Summary of Statement No. 52
Foreign Currency Translation (Issued 12/81)
Application of this Statement will affect financial reporting of most companies operating in foreign countries. The differing operating and economic characteristics of varied types of foreign operations will be distinguished in accounting for them. Adjustments for currency exchange rate changes are excluded from net income for those fluctuations that do not impact cash flows and are included for those that do. The requirements reflect these general conclusions:
The economic effects of an exchange rate change on an operation that is relatively self-contained and integrated within a foreign country relate to the net investment in that operation. Translation adjustments that arise from consolidating that foreign operation do not impact cash flows and are not included in net income.
The economic effects of an exchange rate change on a foreign operation that is an extension of the parent's domestic operations relate to individual assets and liabilities and impact the parent's cash flows directly. Accordingly, the exchange gains and losses in such an operation are included in net income.
Contracts, transactions, or balances that are, in fact, effective hedges of foreign exchange risk will be accounted for as hedges without regard to their form.
More specifically, this Statement replaces FASB Statement No. 8, Accounting for the Translation of Foreign Currency Transactions and Foreign Currency Financial Statements, and revises the existing accounting and reporting requirements for translation of foreign currency transactions and foreign currency financial statements. It presents standards for foreign currency translation that are designed to (1) provide information that is generally compatible with the expected economic effects of a rate change on an enterprise's cash flows and equity and (2) reflect in consolidated statements the financial results and relationships as measured in the primary currency in which each entity conducts its business (referred to as its "functional currency").
An entity's functional currency is the currency of the primary economic environment in which that entity operates. The functional currency can be the dollar or a foreign currency depending on the facts. Normally, it will be the currency of the economic environment in which cash is generated and expended by the entity. An entity can be any form of operation, including a subsidiary, division, branch, or joint venture.
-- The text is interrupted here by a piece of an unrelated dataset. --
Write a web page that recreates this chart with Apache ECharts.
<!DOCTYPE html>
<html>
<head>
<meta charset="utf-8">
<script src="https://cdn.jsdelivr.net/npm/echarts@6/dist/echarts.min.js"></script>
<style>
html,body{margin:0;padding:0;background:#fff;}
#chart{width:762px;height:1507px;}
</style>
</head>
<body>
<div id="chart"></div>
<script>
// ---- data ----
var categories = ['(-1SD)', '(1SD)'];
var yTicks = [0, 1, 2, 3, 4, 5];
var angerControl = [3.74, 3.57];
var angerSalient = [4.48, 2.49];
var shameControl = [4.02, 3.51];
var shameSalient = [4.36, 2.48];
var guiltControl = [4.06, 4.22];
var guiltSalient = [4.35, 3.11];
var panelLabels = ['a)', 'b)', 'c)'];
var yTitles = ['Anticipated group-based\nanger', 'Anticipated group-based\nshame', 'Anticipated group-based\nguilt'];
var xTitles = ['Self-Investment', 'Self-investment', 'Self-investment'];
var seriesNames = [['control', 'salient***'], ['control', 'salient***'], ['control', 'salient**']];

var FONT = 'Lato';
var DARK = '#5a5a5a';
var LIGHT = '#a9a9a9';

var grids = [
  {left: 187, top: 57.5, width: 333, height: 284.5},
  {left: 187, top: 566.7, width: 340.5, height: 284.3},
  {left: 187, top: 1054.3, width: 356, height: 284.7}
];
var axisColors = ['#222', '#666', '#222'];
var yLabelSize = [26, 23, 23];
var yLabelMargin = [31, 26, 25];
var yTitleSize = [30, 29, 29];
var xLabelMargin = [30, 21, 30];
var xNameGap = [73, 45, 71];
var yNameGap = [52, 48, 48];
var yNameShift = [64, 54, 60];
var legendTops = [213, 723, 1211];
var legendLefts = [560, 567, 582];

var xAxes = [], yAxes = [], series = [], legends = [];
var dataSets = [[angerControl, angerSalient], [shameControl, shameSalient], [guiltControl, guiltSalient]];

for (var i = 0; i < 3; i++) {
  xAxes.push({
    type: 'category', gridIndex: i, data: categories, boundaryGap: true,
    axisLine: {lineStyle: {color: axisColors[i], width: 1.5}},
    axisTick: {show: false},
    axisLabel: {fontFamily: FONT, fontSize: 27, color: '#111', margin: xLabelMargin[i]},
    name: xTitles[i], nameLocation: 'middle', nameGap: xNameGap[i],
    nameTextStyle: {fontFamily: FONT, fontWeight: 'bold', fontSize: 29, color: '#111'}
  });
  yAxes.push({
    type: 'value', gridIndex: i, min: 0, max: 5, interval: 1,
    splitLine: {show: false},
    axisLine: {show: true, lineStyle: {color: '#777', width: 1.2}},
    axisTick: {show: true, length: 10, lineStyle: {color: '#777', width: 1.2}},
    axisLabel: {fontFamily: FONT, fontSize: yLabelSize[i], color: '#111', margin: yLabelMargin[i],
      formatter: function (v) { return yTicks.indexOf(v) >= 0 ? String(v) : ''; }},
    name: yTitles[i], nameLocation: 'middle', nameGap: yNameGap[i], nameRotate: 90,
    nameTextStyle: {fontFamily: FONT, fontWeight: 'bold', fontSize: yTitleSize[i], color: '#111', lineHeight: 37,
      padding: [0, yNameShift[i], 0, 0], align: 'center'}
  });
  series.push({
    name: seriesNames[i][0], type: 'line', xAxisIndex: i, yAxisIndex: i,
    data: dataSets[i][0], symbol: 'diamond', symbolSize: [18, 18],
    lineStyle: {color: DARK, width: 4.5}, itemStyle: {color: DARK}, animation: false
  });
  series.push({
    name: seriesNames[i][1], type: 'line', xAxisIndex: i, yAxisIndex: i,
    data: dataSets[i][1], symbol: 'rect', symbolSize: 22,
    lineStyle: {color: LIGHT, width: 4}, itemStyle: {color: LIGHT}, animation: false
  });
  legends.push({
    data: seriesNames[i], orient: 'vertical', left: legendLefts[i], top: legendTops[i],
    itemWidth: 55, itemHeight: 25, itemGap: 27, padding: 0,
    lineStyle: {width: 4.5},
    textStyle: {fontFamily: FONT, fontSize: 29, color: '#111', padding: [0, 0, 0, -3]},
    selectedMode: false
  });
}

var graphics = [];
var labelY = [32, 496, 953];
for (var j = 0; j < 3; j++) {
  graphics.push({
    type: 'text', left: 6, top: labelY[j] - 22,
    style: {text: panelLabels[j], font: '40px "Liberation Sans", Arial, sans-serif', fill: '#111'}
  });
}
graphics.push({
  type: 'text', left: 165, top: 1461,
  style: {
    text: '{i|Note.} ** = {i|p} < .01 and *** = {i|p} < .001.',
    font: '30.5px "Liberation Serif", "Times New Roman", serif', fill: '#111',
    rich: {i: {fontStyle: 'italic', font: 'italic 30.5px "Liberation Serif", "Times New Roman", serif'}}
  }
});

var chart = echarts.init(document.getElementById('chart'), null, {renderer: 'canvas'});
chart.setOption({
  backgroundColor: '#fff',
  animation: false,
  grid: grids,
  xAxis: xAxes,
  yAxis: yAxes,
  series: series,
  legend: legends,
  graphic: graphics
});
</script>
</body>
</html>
The Statement provides guidance for this key determination in which management's judgment is essential in assessing the facts.
A currency in a highly inflationary environment (3-year inflation rate of approximately 100 percent or more) is not considered stable enough to serve as a functional currency and the more stable currency of the reporting parent is to be used instead.
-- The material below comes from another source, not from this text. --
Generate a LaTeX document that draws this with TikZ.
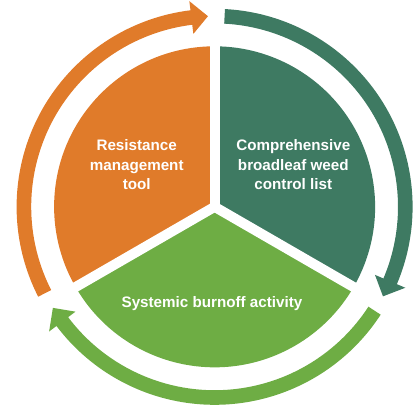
\documentclass[tikz,border=0pt]{standalone}
\usepackage{fontspec}
\setmainfont{Liberation Sans}
\definecolor{orangeC}{RGB}{224,123,42}
\definecolor{dgreenC}{RGB}{62,122,98}
\definecolor{lgreenC}{RGB}{110,173,68}
\newcommand\ringarrow[4]{%
  \fill[#1] (#2:198) arc[start angle=#2, end angle=#3, radius=198]
    -- (#3:207.2) -- (#4:190.7) -- (#3:174.2) -- (#3:183.4)
    arc[start angle=#3, end angle=#2, radius=183.4] -- cycle;}
\tikzset{
  label/.style={text=white, font=\bfseries\fontsize{15.2}{19.5}\selectfont, align=center, inner sep=0pt},
  gap/.style={white, line width=10}
}
\begin{document}
\begin{tikzpicture}[x=1pt,y=1pt]
\useasboundingbox (0,0) rectangle (417,408);
\begin{scope}[shift={(214.6,201.2)}]
  % sectors
  \fill[orangeC] (0,0) -- (90:160.5) arc[start angle=90, end angle=210, radius=160.5] -- cycle;
  \fill[dgreenC] (0,0) -- (-30:160.5) arc[start angle=-30, end angle=90, radius=160.5] -- cycle;
  \fill[lgreenC] (0,0) -- (210:160.5) arc[start angle=210, end angle=330, radius=160.5] -- cycle;
  \coordinate (c) at (0,0);
  \coordinate (g1) at (90:170);
  \coordinate (g2) at (210:170);
  \coordinate (g3) at (330:170);
  \draw[gap] (c) -- (g1);
  \draw[gap] (c) -- (g2);
  \draw[gap] (c) -- (g3);
  % ring arrows
  \ringarrow{orangeC}{207}{97}{92}
  \ringarrow{dgreenC}{87}{-23}{-28}
  \ringarrow{lgreenC}{-33}{-143}{-148}
  % labels
  \node[label] (t1) at (-77.9,41.8) {Resistance\\management\\tool};
  \node[label] (t2) at (78.7,41.8) {Comprehensive\\broadleaf weed\\control list};
  \node[label] (t3) at (-2.6,-97.2) {Systemic burnoff activity};
\end{scope}
\end{tikzpicture}
\end{document}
The functional currency translation approach adopted in this Statement encompasses:
- Identifying the functional currency of the entity's economic environment
- Measuring all elements of the financial statements in the functional currency
- Using the current exchange rate for translation from the functional currency to the reporting currency, if they are different
- Distinguishing the economic impact of changes in exchange rates on a net investment from the impact of such changes on individual assets and liabilities that are receivable or payable in currencies other than the functional currency
Translation adjustments are an inherent result of the process of translating a foreign entity's financial statements from the functional currency to U.S. dollars. Translation adjustments are not included in determining net income for the period but are disclosed and accumulated in a separate component of consolidated equity until sale or until complete or substantially complete liquidation of the net investment in the foreign entity takes place.
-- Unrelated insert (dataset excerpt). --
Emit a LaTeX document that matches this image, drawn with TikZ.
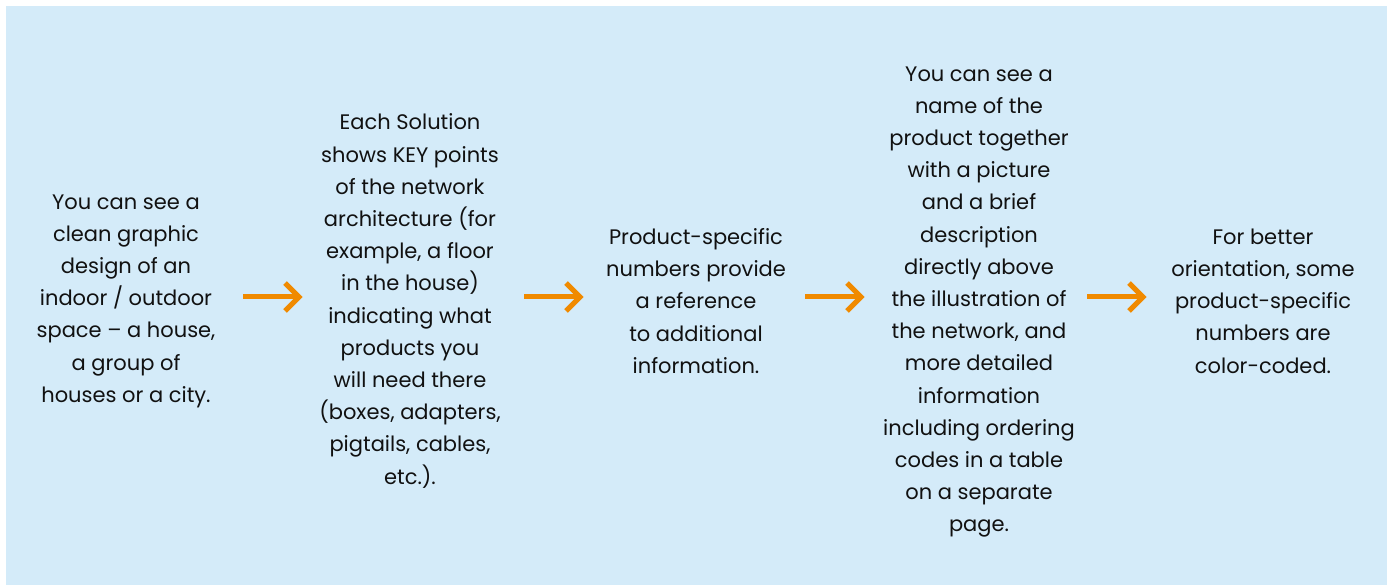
\documentclass[tikz,border=0pt]{standalone}
\usepackage{fontspec}
\setmainfont{Poppins}
\definecolor{bgblue}{HTML}{D4EBF9}
\definecolor{arrorange}{HTML}{F08A00}
\definecolor{txt}{HTML}{111111}
\begin{document}
\begin{tikzpicture}[x=1pt,y=-1pt,
  txtbox/.style={align=center,inner sep=0pt,text=txt,font=\fontsize{21}{32.2}\selectfont},
  flowarrow/.style={draw=arrorange,line width=5pt}]
\useasboundingbox (0,0) rectangle (1387,585);
\fill[bgblue] (6,6) rectangle (1387,585);
\node[txtbox] (t1) at (126,301) {You can see a\\clean graphic\\design of an\\indoor / outdoor\\space – a house,\\a group of\\houses or a city.};
\node[txtbox] (t2) at (410,301) {Each Solution\\shows KEY points\\of the network\\architecture (for\\example, a floor\\in the house)\\indicating what\\products you\\will need there\\(boxes, adapters,\\pigtails, cables,\\etc.).};
\node[txtbox] (t3) at (696,301) {Product-specific\\numbers provide\\a reference\\to additional\\information.};
\node[txtbox] (t4) at (979,302) {You can see a\\name of the\\product together\\with a picture\\and a brief\\description\\directly above\\the illustration of\\the network, and\\more detailed\\information\\including ordering\\codes in a table\\on a separate\\page.};
\node[txtbox] (t5) at (1263,301) {For better\\orientation, some\\product-specific\\numbers are\\color-coded.};
\foreach \i/\xs in {1/243,2/524,3/805,4/1087}{
  \coordinate (s\i) at (\xs,297);
  \coordinate (e\i) at (\xs+56,297);
  \draw[flowarrow] (s\i) -- ([xshift=-2pt]e\i);
  \draw[flowarrow,line join=miter] ([shift={(-14,-14)}]e\i) -- (e\i) -- ([shift={(-14,14)}]e\i);
}
\end{tikzpicture}
\end{document}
Transaction gains and losses are a result of the effect of exchange rate changes on transactions denominated in currencies other than the functional currency (for example, a U.S. company may borrow Swiss francs or a French subsidiary may have a receivable denominated in kroner from a Danish customer). Gains and losses on those foreign currency transactions are generally included in determining net income for the period in which exchange rates change unless the transaction hedges a foreign currency commitment or a net investment in a foreign entity. Intercompany transactions of a long-term investment nature are considered part of a parent's net investment and hence do not give rise to gains or losses.